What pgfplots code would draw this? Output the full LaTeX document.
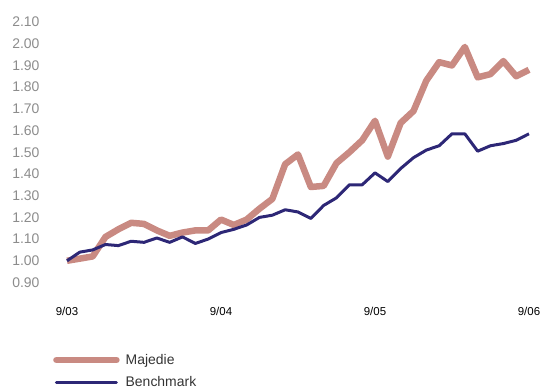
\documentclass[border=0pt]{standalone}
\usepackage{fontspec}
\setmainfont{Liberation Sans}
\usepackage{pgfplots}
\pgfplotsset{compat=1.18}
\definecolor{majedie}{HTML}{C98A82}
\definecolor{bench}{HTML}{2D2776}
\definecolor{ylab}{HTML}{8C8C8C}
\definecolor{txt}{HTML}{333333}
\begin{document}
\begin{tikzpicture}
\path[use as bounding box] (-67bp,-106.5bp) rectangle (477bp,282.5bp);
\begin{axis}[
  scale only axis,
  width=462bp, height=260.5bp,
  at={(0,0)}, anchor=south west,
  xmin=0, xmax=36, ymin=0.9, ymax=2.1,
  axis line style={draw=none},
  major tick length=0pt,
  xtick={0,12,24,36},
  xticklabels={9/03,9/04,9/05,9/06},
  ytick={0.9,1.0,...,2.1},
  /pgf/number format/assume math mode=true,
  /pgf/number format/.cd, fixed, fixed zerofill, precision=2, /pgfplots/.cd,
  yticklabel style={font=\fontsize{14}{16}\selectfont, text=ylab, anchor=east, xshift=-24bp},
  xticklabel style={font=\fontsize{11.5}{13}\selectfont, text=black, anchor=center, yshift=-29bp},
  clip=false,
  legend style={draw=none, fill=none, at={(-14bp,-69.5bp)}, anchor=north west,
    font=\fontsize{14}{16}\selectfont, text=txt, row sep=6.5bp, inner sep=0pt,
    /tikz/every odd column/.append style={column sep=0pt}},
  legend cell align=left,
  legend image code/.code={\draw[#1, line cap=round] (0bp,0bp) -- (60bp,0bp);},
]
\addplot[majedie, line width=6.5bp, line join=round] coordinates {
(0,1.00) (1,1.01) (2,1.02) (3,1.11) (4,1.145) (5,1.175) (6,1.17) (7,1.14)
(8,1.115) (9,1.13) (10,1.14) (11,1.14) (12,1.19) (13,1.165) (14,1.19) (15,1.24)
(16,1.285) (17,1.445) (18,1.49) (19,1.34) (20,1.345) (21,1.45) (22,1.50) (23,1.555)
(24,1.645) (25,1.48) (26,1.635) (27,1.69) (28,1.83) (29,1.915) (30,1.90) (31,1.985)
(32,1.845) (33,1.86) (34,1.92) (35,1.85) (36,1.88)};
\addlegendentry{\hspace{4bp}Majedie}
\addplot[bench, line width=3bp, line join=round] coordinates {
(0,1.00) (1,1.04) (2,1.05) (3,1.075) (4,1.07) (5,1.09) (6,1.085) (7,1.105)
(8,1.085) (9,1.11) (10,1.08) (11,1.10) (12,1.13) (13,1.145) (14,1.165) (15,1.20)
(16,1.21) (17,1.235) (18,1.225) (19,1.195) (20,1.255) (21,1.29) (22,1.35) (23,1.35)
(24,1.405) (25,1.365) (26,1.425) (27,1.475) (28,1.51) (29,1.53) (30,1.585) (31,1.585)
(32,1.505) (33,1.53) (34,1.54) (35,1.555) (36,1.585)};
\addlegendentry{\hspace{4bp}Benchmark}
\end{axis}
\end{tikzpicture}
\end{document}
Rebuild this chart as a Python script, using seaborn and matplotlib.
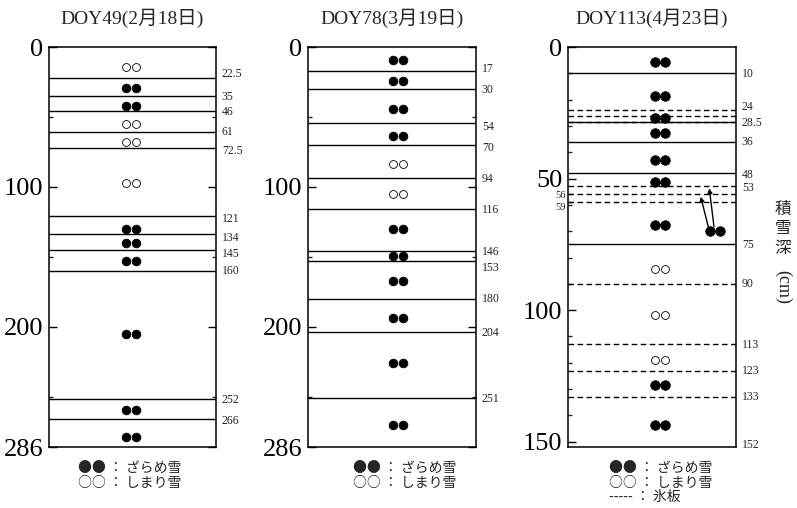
____
_TASK BRIEF_: Transcribe the records verbatim and omit the images.

_ANSWER_:
What pgfplots code would draw this? Output the full LaTeX document.
\documentclass[border=0pt]{standalone}
\usepackage{fontspec}
\setmainfont{Liberation Sans}
\usepackage{pgfplots}
\pgfplotsset{compat=1.18}
\definecolor{majedie}{HTML}{C98A82}
\definecolor{bench}{HTML}{2D2776}
\definecolor{ylab}{HTML}{8C8C8C}
\definecolor{txt}{HTML}{333333}
\begin{document}
\begin{tikzpicture}
\path[use as bounding box] (-67bp,-106.5bp) rectangle (477bp,282.5bp);
\begin{axis}[
  scale only axis,
  width=462bp, height=260.5bp,
  at={(0,0)}, anchor=south west,
  xmin=0, xmax=36, ymin=0.9, ymax=2.1,
  axis line style={draw=none},
  major tick length=0pt,
  xtick={0,12,24,36},
  xticklabels={9/03,9/04,9/05,9/06},
  ytick={0.9,1.0,...,2.1},
  /pgf/number format/assume math mode=true,
  /pgf/number format/.cd, fixed, fixed zerofill, precision=2, /pgfplots/.cd,
  yticklabel style={font=\fontsize{14}{16}\selectfont, text=ylab, anchor=east, xshift=-24bp},
  xticklabel style={font=\fontsize{11.5}{13}\selectfont, text=black, anchor=center, yshift=-29bp},
  clip=false,
  legend style={draw=none, fill=none, at={(-14bp,-69.5bp)}, anchor=north west,
    font=\fontsize{14}{16}\selectfont, text=txt, row sep=6.5bp, inner sep=0pt,
    /tikz/every odd column/.append style={column sep=0pt}},
  legend cell align=left,
  legend image code/.code={\draw[#1, line cap=round] (0bp,0bp) -- (60bp,0bp);},
]
\addplot[majedie, line width=6.5bp, line join=round] coordinates {
(0,1.00) (1,1.01) (2,1.02) (3,1.11) (4,1.145) (5,1.175) (6,1.17) (7,1.14)
(8,1.115) (9,1.13) (10,1.14) (11,1.14) (12,1.19) (13,1.165) (14,1.19) (15,1.24)
(16,1.285) (17,1.445) (18,1.49) (19,1.34) (20,1.345) (21,1.45) (22,1.50) (23,1.555)
(24,1.645) (25,1.48) (26,1.635) (27,1.69) (28,1.83) (29,1.915) (30,1.90) (31,1.985)
(32,1.845) (33,1.86) (34,1.92) (35,1.85) (36,1.88)};
\addlegendentry{\hspace{4bp}Majedie}
\addplot[bench, line width=3bp, line join=round] coordinates {
(0,1.00) (1,1.04) (2,1.05) (3,1.075) (4,1.07) (5,1.09) (6,1.085) (7,1.105)
(8,1.085) (9,1.11) (10,1.08) (11,1.10) (12,1.13) (13,1.145) (14,1.165) (15,1.20)
(16,1.21) (17,1.235) (18,1.225) (19,1.195) (20,1.255) (21,1.29) (22,1.35) (23,1.35)
(24,1.405) (25,1.365) (26,1.425) (27,1.475) (28,1.51) (29,1.53) (30,1.585) (31,1.585)
(32,1.505) (33,1.53) (34,1.54) (35,1.555) (36,1.585)};
\addlegendentry{\hspace{4bp}Benchmark}
\end{axis}
\end{tikzpicture}
\end{document}
Rebuild this chart as a Python script, using seaborn and matplotlib.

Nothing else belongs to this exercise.